BoeingOne of the student stock picks that I immediately warmed to was Boeing (BA), so I didn’t hesitate to allocate a fair amount of the portfolio to this dividend-yielding stock.

Then this happened. The controversial and previously error-prone 787 Dreamliner had caused BA to fall in the past, and that’s exactly what happened on Friday. Had I executed the trade a couple hours later, BA stock would’ve been about 6% cheaper. In investing, you quickly learn that timing is everything.

But the Dreamliner fires bring up the larger and more fundamental question of whether the BA long position was warranted in the first place, which is why you saw volumes spike at the end of Friday’s trading session, as investors weighed the discount of the new price point with the possibility that more Dreamliner problems could devastate the company going forward.

The question on every Boeing stockholder’s mind late Friday was: do I sell or do I buy more? How do I know what is the right choice?

How PMs Respond to Bad News

The first thing to remember in a case like this is that you have new information. Going into a long or short of BA, you should know all about the battery problems with the Dreamliners in the past, and the potential implications for BA in the future. Now two new fires changes the equation–but does it change your initial investment hypothesis?

A couple of additional news stories also need to be considered. For one, an initial investigation said the fires weren’t related to the planes’ batteries. Great news for those long in BA. But, a deeper probe is still on the way, and this is a risk factor that investors will have to live with for now.

On the other hand, airliners aren’t abandoning the Dreamliner yet. This is largely why BA is up on Monday, and may likely recover, and this is partly why I doubled the student portfolio’s stake in the name.

A PM’s job is to assess if new developments change the investment hypothesis, and in this case the answer is a provisional “no.” The hypothesis rested on a high demand for BA’s products and the growth of the market that BA’s customers profit from: travel. The fires do not change that hypothesis, especially if an initial inquiry suggests they are unrelated to the batteries.

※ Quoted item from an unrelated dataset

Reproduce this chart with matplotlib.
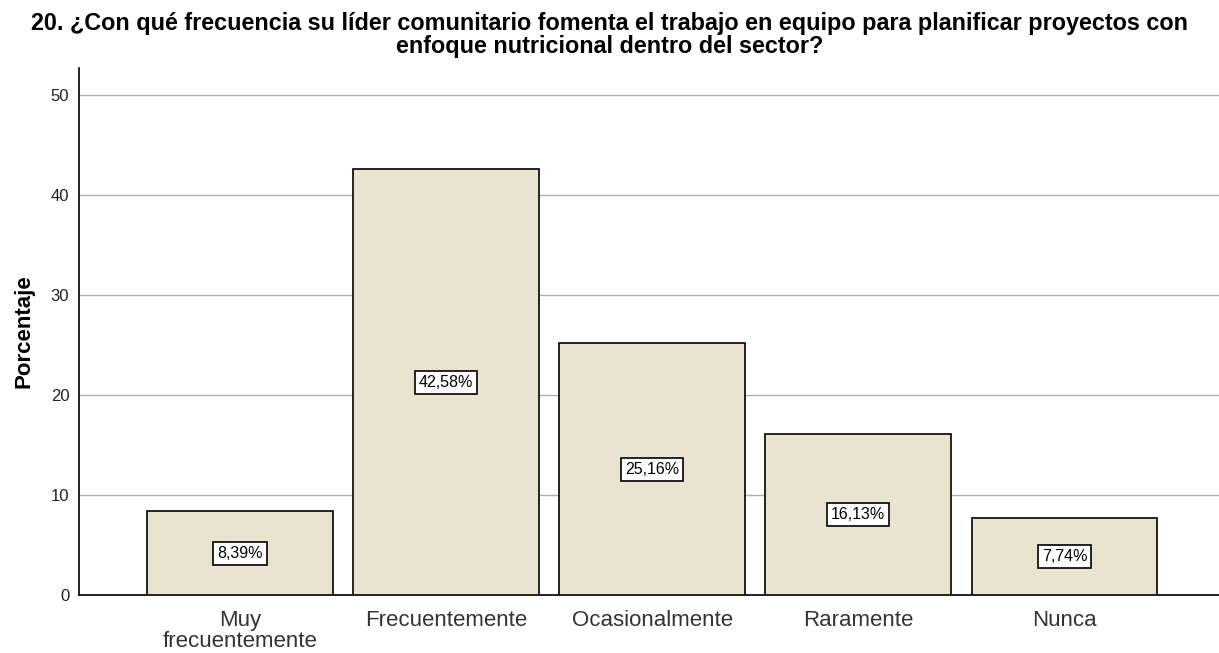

With a drop in price largely unrelated to the initial investment hypothesis, an investor needs to stay true to the hypothesis, and consider whether the drop represents an opportunity to increase exposure. If the investor deems that the risk/reward quotient is skewed more towards reward by temporary fear in the marketplace, there is an opportunity to make money.

Of course, as Keynes famously said, “markets can remain irrational longer than you can remain solvent.” The question is whether this is the case with BA right now or not. Considering the general macroeconomic optimism in the market, irrational fear is unlikely to remain in place for a stable large-cap stock like BA, but market attitudes can always change very fast.